The point is that you can generally have one or the other but as groups of people become more educated, they typically become more prosperous and with prosperity comes selfishness and material secularism, we know it here as the American way. The only way that religious fundamentalism will ever gain a strong footing in this country is if the economy takes a severe nose dive and the only way that secular democracy will take root in a country like Iraq is if the people have self-determined prosperity.
By the way, it should come as no surprise that many people who have the ability to either influence or create public or foreign policy don’t have a blasted clue as to what they are talking about at even the most fundamental levels, such as having a basic understanding of a major world religion. The irony is that many of them are the most highly educated, the most elite, the most privileged and they’re usually the most charismatic and handsome/beautiful and yet they share the same weaknesses as most of the rest of us i.e. intellectual laziness, ideological stubborness and hubristic superiority complexes.
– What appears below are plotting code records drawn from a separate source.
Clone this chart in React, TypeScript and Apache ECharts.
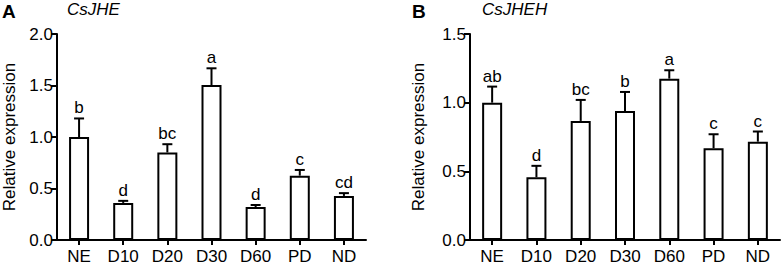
import React, { useEffect, useRef } from "react";
import * as echarts from "echarts";

const categories = ["NE", "D10", "D20", "D30", "D60", "PD", "ND"];

const jheMeans = [1.0, 0.36, 0.85, 1.505, 0.32, 0.625, 0.428];
const jheErrTops = [1.18, 0.38, 0.93, 1.667, 0.34, 0.68, 0.455];
const jheLetters = ["b", "d", "bc", "a", "d", "c", "cd"];

const jhehMeans = [1.0, 0.457, 0.867, 0.94, 1.175, 0.668, 0.716];
const jhehErrTops = [1.117, 0.54, 1.02, 1.078, 1.236, 0.77, 0.79];
const jhehLetters = ["ab", "d", "bc", "b", "a", "c", "c"];

const FONT = "'Liberation Sans', Arial, sans-serif";

function makeErr(means: number[], tops: number[], letters: string[], idx: number) {
  return {
    type: "custom",
    xAxisIndex: idx,
    yAxisIndex: idx,
    z: 5,
    data: means.map((m, i) => [i, m, tops[i]]),
    renderItem: (params: any, api: any) => {
      const i = api.value(0);
      const base = api.coord([i, api.value(1)]);
      const top = api.coord([i, api.value(2)]);
      const letter = letters[params.dataIndex];
      const hw = 5;
      return {
        type: "group",
        children: [
          {
            type: "line",
            shape: { x1: base[0], y1: base[1], x2: top[0], y2: top[1] },
            style: { stroke: "#000", lineWidth: 2 },
          },
          {
            type: "line",
            shape: { x1: top[0] - hw, y1: top[1], x2: top[0] + hw, y2: top[1] },
            style: { stroke: "#000", lineWidth: 2 },
          },
          {
            type: "text",
            x: top[0],
            y: top[1] - 2,
            style: {
              text: letter,
              fill: "#000",
              font: `17px ${FONT}`,
              textAlign: "center",
              textVerticalAlign: "bottom",
            },
          },
        ],
      };
    },
  };
}

export default function App() {
  const ref = useRef<HTMLDivElement>(null);
  useEffect(() => {
    if (!ref.current) return;
    const chart = echarts.init(ref.current, null, { renderer: "svg" });
    const axisCommon = {
      axisLine: { show: true, lineStyle: { color: "#000", width: 2 } },
      axisTick: { show: true, length: 6, lineStyle: { color: "#000", width: 2 } },
      splitLine: { show: false },
    };
    const xAxis = (gi: number) => ({
      type: "category",
      gridIndex: gi,
      data: categories,
      ...axisCommon,
      axisTick: { show: true, alignWithLabel: true, length: 5, lineStyle: { color: "#000", width: 2 } },
      axisLabel: { color: "#000", fontSize: 17, fontFamily: FONT, margin: 8 },
    });
    const yAxis = (gi: number, max: number, gap: number) => ({
      type: "value",
      gridIndex: gi,
      min: 0,
      max,
      interval: 0.5,
      ...axisCommon,
      axisLabel: {
        color: "#000",
        fontSize: 17,
        fontFamily: FONT,
        margin: 4,
        formatter: (v: number) => v.toFixed(1),
      },
      name: "Relative expression",
      nameLocation: "middle",
      nameGap: gap,
      nameTextStyle: { color: "#000", fontSize: 17, fontFamily: FONT },
    });
    const barSeries = (data: number[], idx: number) => ({
      type: "bar",
      xAxisIndex: idx,
      yAxisIndex: idx,
      data,
      barWidth: 20,
      itemStyle: { color: "#fff", borderColor: "#000", borderWidth: 2 },
      z: 3,
    });
    chart.setOption({
      animation: false,
      backgroundColor: "#fff",
      grid: [
        { left: 57, top: 34, width: 309, height: 206 },
        { left: 470, top: 34, width: 310, height: 206 },
      ],
      xAxis: [xAxis(0), xAxis(1)],
      yAxis: [yAxis(0, 2.0, 39), yAxis(1, 1.5, 43)],
      series: [
        barSeries(jheMeans, 0),
        makeErr(jheMeans, jheErrTops, jheLetters, 0),
        barSeries(jhehMeans, 1),
        makeErr(jhehMeans, jhehErrTops, jhehLetters, 1),
      ],
      graphic: [
        { type: "text", left: 2, top: 2, style: { text: "A", font: `bold 19px ${FONT}`, fill: "#000" } },
        { type: "text", left: 67, top: 1, style: { text: "CsJHE", font: `italic 17px ${FONT}`, fill: "#000" } },
        { type: "text", left: 412, top: 2, style: { text: "B", font: `bold 19px ${FONT}`, fill: "#000" } },
        { type: "text", left: 482, top: 1, style: { text: "CsJHEH", font: `italic 17px ${FONT}`, fill: "#000" } },
      ],
    });
    return () => chart.dispose();
  }, []);
  return (
    <div
      ref={ref}
      style={{ position: "fixed", left: 0, top: 0, width: 782, height: 268, background: "#fff" }}
    />
  );
}
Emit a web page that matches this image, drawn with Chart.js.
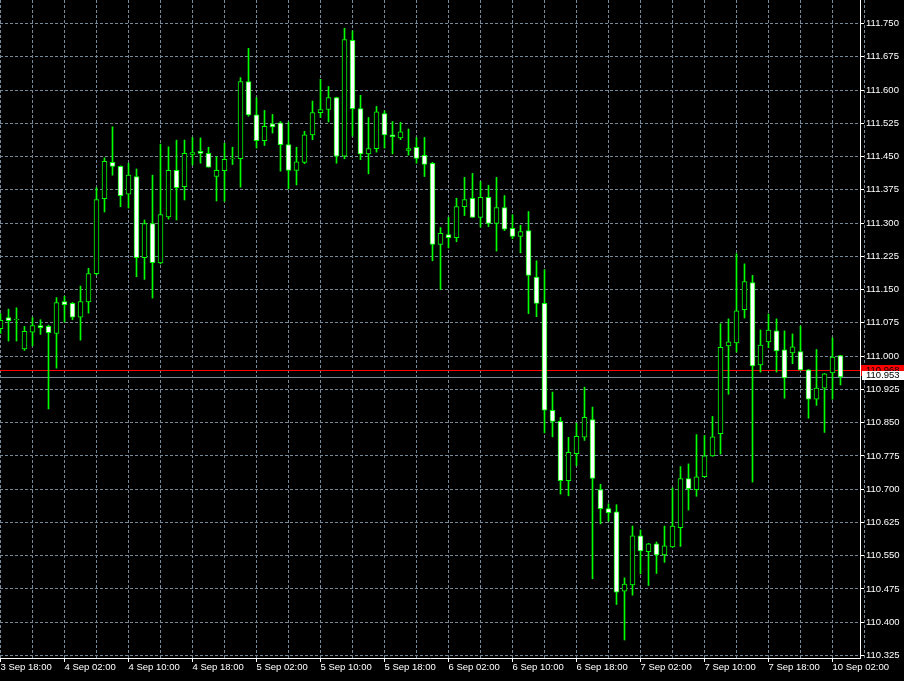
<!DOCTYPE html>
<html>
<head>
<meta charset="utf-8">
<title>USDJPY H1</title>
<script src="https://cdn.jsdelivr.net/npm/chart.js@4.4.1/dist/chart.umd.min.js"></script>
<style>
  html, body { margin: 0; padding: 0; background: #000; }
  canvas { display: block; }
</style>
</head>
<body>
<canvas id="chart" width="904" height="681"></canvas>
<script>
// Hourly candles, 3 Sep 18:00 .. 10 Sep 03:00 (weekend skipped)
const opens = [
  111.062, 111.087, 111.082, 111.016, 111.054, 111.069, 111.067, 111.051, 111.123, 111.119,
  111.088, 111.122, 111.186, 111.355, 111.437, 111.428, 111.365, 111.405, 111.222, 111.299,
  111.210, 111.314, 111.419, 111.382, 111.455, 111.462, 111.457, 111.405, 111.418, 111.445,
  111.445, 111.619, 111.544, 111.486, 111.524, 111.526, 111.477, 111.419, 111.437, 111.499,
  111.549, 111.556, 111.583, 111.451, 111.712, 111.558, 111.456, 111.468, 111.547, 111.499,
  111.492, 111.464, 111.471, 111.453, 111.435, 111.252, 111.274, 111.267, 111.337, 111.356,
  111.313, 111.358, 111.299, 111.335, 111.288, 111.270, 111.283, 111.178, 111.119, 110.878,
  110.853, 110.719, 110.780, 110.817, 110.857, 110.699, 110.656, 110.649, 110.470, 110.484,
  110.595, 110.559, 110.577, 110.552, 110.570, 110.613, 110.724, 110.699, 110.728, 110.775,
  110.825, 111.023, 111.030, 111.105, 111.166, 110.980, 111.032, 111.057, 111.014, 111.007,
  111.010, 110.969, 110.903, 110.928, 110.962, 111.001
];
const highs = [
  111.096, 111.106, 111.109, 111.067, 111.087, 111.082, 111.070, 111.132, 111.135, 111.121,
  111.158, 111.198, 111.380, 111.447, 111.517, 111.429, 111.435, 111.422, 111.307, 111.408,
  111.478, 111.472, 111.487, 111.487, 111.493, 111.492, 111.471, 111.450, 111.480, 111.471,
  111.628, 111.694, 111.583, 111.554, 111.545, 111.529, 111.528, 111.471, 111.507, 111.575,
  111.624, 111.608, 111.584, 111.739, 111.733, 111.588, 111.538, 111.563, 111.553, 111.529,
  111.527, 111.512, 111.493, 111.493, 111.437, 111.290, 111.313, 111.356, 111.403, 111.412,
  111.394, 111.385, 111.403, 111.362, 111.319, 111.295, 111.326, 111.215, 111.195, 110.919,
  110.862, 110.817, 110.849, 110.930, 110.885, 110.711, 110.667, 110.665, 110.500, 110.617,
  110.608, 110.578, 110.581, 110.617, 110.703, 110.751, 110.757, 110.823, 110.821, 110.864,
  111.073, 111.084, 111.231, 111.208, 111.182, 111.059, 111.095, 111.084, 111.057, 111.050,
  111.068, 110.970, 111.015, 110.961, 111.041, 111.002
];
const lows = [
  111.051, 111.034, 111.034, 111.013, 111.023, 111.049, 110.881, 110.973, 111.077, 111.082,
  111.036, 111.097, 111.183, 111.325, 111.408, 111.337, 111.334, 111.179, 111.173, 111.131,
  111.208, 111.309, 111.307, 111.352, 111.431, 111.435, 111.426, 111.350, 111.349, 111.432,
  111.381, 111.541, 111.469, 111.475, 111.503, 111.417, 111.377, 111.386, 111.434, 111.488,
  111.538, 111.528, 111.435, 111.445, 111.496, 111.443, 111.411, 111.460, 111.469, 111.456,
  111.488, 111.453, 111.435, 111.405, 111.215, 111.150, 111.244, 111.258, 111.317, 111.313,
  111.291, 111.292, 111.237, 111.283, 111.265, 111.233, 111.096, 111.089, 110.827, 110.818,
  110.689, 110.685, 110.753, 110.810, 110.498, 110.622, 110.628, 110.440, 110.360, 110.461,
  110.509, 110.483, 110.510, 110.535, 110.569, 110.571, 110.653, 110.684, 110.727, 110.774,
  110.779, 110.914, 111.009, 111.086, 110.716, 110.964, 111.019, 110.964, 110.905, 110.983,
  110.968, 110.860, 110.889, 110.828, 110.903, 110.935
];
const closes = [
  111.081, 111.080, 111.083, 111.056, 111.069, 111.064, 111.053, 111.121, 111.116, 111.088,
  111.123, 111.186, 111.353, 111.439, 111.428, 111.362, 111.408, 111.222, 111.299, 111.211,
  111.319, 111.419, 111.380, 111.457, 111.459, 111.457, 111.426, 111.419, 111.444, 111.446,
  111.619, 111.544, 111.486, 111.518, 111.517, 111.477, 111.419, 111.438, 111.499, 111.549,
  111.556, 111.583, 111.451, 111.714, 111.558, 111.456, 111.468, 111.551, 111.499, 111.495,
  111.506, 111.468, 111.446, 111.432, 111.252, 111.277, 111.267, 111.337, 111.353, 111.313,
  111.358, 111.299, 111.335, 111.286, 111.270, 111.281, 111.182, 111.119, 110.878, 110.853,
  110.719, 110.783, 110.819, 110.862, 110.724, 110.656, 110.647, 110.468, 110.486, 110.595,
  110.561, 110.577, 110.552, 110.572, 110.617, 110.724, 110.701, 110.728, 110.775, 110.818,
  111.020, 111.032, 111.102, 111.168, 110.978, 111.025, 111.059, 111.012, 110.951, 111.021,
  110.969, 110.903, 110.928, 110.960, 110.998, 110.953
];

// one label every 8 candles, starting at the first candle
const timeLabels = [
  '3 Sep 18:00', '4 Sep 02:00', '4 Sep 10:00', '4 Sep 18:00', '5 Sep 02:00',
  '5 Sep 10:00', '5 Sep 18:00', '6 Sep 02:00', '6 Sep 10:00', '6 Sep 18:00',
  '7 Sep 02:00', '7 Sep 10:00', '7 Sep 18:00', '10 Sep 02:00'
];
const priceTicks = [
  110.325, 110.400, 110.475, 110.550, 110.625, 110.700, 110.775, 110.850, 110.925, 111.000,
  111.075, 111.150, 111.225, 111.300, 111.375, 111.450, 111.525, 111.600, 111.675, 111.750
];
const bidPrice = 110.953;
const askPrice = 110.968;

const GREEN = '#00ff00';
const GRID = '#778899';
const FONT = { family: 'Liberation Sans', size: 9.5 };

const bodies = opens.map((o, i) => ({ x: i, y: [o, closes[i]] }));
const wicks = lows.map((l, i) => ({ x: i, y: [l, highs[i]] }));
const bodyFill = opens.map((o, i) => closes[i] > o ? '#000000' : '#ffffff');

// axes take fixed room, no extra padding for overhanging labels
function fixBox(size) {
  return s => {
    if (s.isHorizontal()) s.height = size; else s.width = size;
    s.paddingTop = 0;
    s.paddingBottom = 0;
    s.paddingLeft = 0;
    s.paddingRight = 0;
  };
}

// bid / ask lines under the candles, price boxes on the axis
const priceLines = {
  id: 'priceLines',
  beforeDatasetsDraw(chart) {
    const { ctx, chartArea: a, scales: { y } } = chart;
    ctx.save();
    ctx.lineWidth = 1;
    [[askPrice, '#ff0000'], [bidPrice, GRID]].forEach(([p, c]) => {
      const py = Math.round(y.getPixelForValue(p)) + 0.5;
      ctx.strokeStyle = c;
      ctx.beginPath();
      ctx.moveTo(a.left, py);
      ctx.lineTo(a.right, py);
      ctx.stroke();
    });
    ctx.restore();
  },
  afterDraw(chart) {
    const { ctx, chartArea: a, scales: { y } } = chart;
    const askY = Math.round(y.getPixelForValue(askPrice));
    const bidY = Math.round(y.getPixelForValue(bidPrice));
    ctx.save();
    ctx.font = FONT.size + 'px ' + FONT.family;
    ctx.textBaseline = 'middle';
    ctx.fillStyle = '#ff0000';
    ctx.fillRect(a.right + 1, askY - 5, chart.width - a.right - 1, 11);
    ctx.fillStyle = '#000';
    ctx.fillText(askPrice.toFixed(3), a.right + 6, askY + 0.5);
    ctx.fillStyle = '#ffffff';
    ctx.fillRect(a.right + 2, bidY - 6, chart.width - a.right - 2, 9);
    ctx.fillStyle = '#000';
    ctx.fillText(bidPrice.toFixed(3), a.right + 6, bidY - 1.5);
    ctx.restore();
  }
};

new Chart(document.getElementById('chart'), {
  type: 'bar',
  data: {
    datasets: [
      {
        label: 'body',
        data: bodies,
        backgroundColor: bodyFill,
        borderColor: GREEN,
        borderWidth: 1,
        borderSkipped: false,
        barThickness: 5,
        grouped: false
      },
      {
        label: 'wick',
        data: wicks,
        backgroundColor: GREEN,
        borderWidth: 0,
        barThickness: 1,
        grouped: false
      }
    ]
  },
  options: {
    responsive: false,
    animation: false,
    layout: { padding: 0 },
    plugins: { legend: { display: false }, tooltip: { enabled: false } },
    scales: {
      x: {
        type: 'linear',
        position: 'bottom',
        min: -0.0625,
        max: 107.4375,
        offset: false,
        afterBuildTicks: s => {
          s.ticks = [];
          for (let i = 0; i < timeLabels.length * 2; i++) s.ticks.push({ value: i * 4 });
        },
        afterFit: fixBox(23),
        ticks: {
          autoSkip: false,
          maxRotation: 0,
          minRotation: 0,
          align: 'start',
          padding: 0,
          color: '#ffffff',
          font: FONT,
          callback: v => v % 8 === 0 ? timeLabels[v / 8] : ''
        },
        grid: {
          offset: false,
          color: GRID,
          lineWidth: 1,
          tickLength: 4,
          tickColor: c => (c.tick && c.tick.value % 8 === 0) ? '#ffffff' : 'rgba(0,0,0,0)'
        },
        border: { display: true, color: '#ffffff', width: 1, dash: [3, 2] }
      },
      y: {
        type: 'linear',
        position: 'right',
        min: 110.31936,
        max: 111.80299,
        afterBuildTicks: s => { s.ticks = priceTicks.map(v => ({ value: v })); },
        afterFit: fixBox(44),
        ticks: {
          padding: 2,
          color: '#ffffff',
          font: FONT,
          callback: v => v.toFixed(3)
        },
        grid: {
          color: GRID,
          lineWidth: 1,
          tickLength: 4,
          tickColor: '#ffffff'
        },
        border: { display: true, color: '#ffffff', width: 1, dash: [3, 2] }
      }
    }
  },
  plugins: [priceLines]
});
</script>
</body>
</html>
The Infallible Word of Man?
August 11, 2006
Let’s assume that there is a God. Let’s also assume that God spoke with man and that the bible is the inspiration of that interaction. Forgetting about burning bushes, loaves of bread miraculously multiplying and other stories that if told as if they happened today would most likely find the storyteller being shot up with lithium, what I don’t understand is how the bible can be considered to be an infallible work by rational people. Now I’m not going to get into a theological discussion because I honestly can’t quote the bible chapter and verse but it just seems to me to be beyond the realm of faith and bordering on the insane to honestly believe that the bible is a perfect book.
In a nutshell here’s my point. Remembering our assumptions that God is real and actually spoke to man and adding a new assumption that we take for granted, that man is infallible and every thing he touches or creates is imperfect and I am left wondering how could the bible, a creation of man, be perfect? How can this document be without error when the words spoken by the infallible God were heard with an imperfect ear, processed through an imperfect brain, written with an imperfect hand on a piece of imperfect paper created by a man with a imperfect pen?
Let’s look at it another way but this time let’s assume that the bible IS the infallible word of God. Is it possible for the message to be interpreted perfectly by a fallible human being? We can pick up the book and read it with our imperfect eyes, process it through our imperfect perception, biases and prejudices and preach it with our imperfect mouths but how is it possible that the message comes out perfectly?
I’ve racked my brain but can’t seem to come up with a rational answer to these questions.
Is it possible that believing that the bible is the infallible word of God is not faith but irrational folly perpetuated by irrational men?